Questioned about the present sexual abuse crisis, Sequeri said:

“The reflection on this subject is only 50 years old; it is being done gradually. In the past, when the priest talked about sexuality, everything was sinful. The Church has never formulated it in this way, but its message was thus popularized. Today, the Christian conscience has become a little more responsible, fortunately. It is not enough to prohibit, it is about learning to govern your sexuality. This requires choices, morality, an ethic of sexuality that must be filled with positive content, not just limits and prohibitions. It is our responsibility to help to make a just language that can speak the Christian truth in an intelligible way.”

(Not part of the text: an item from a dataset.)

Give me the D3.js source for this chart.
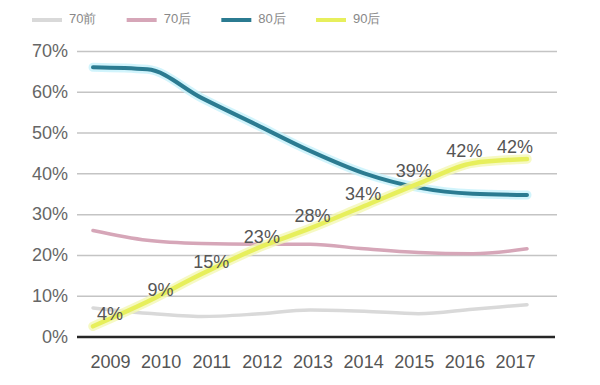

So now sexual abusers are just people who never learned to “govern” their sexuality because they had heard from priests that sex is always sinful?

La Croix jumped on the idea and asked, “So we need to get out of the ‘permitted-forbidden’ pattern?”

“It is not a question of leaving it as if we should not have entered it,” Sequeri replied. “The ‘permitted’ and the ‘forbidden’ is the fundamental threshold of the moral attitude. Children learn in this mode. But it is a question of going beyond this level and learning to confront a drama of choice, of liberty, which is more responsible, of making decisions at a deeper level.

“For the Pope, the threshold of the ‘permitted-forbidden’ is a necessary truth, but that is not sufficient for a just practice of conjugal sexuality, of family relationships. What is at stake is a justice, as Jesus says, that is greater than that of the Pharisees who were limited to the ‘permitted-forbidden.’”

What Sequeri fails to recall is that Jesus did not change the laws given to men for their own good, He asked for them to be put into practice in charity and out of love, not to be ignored or adapted.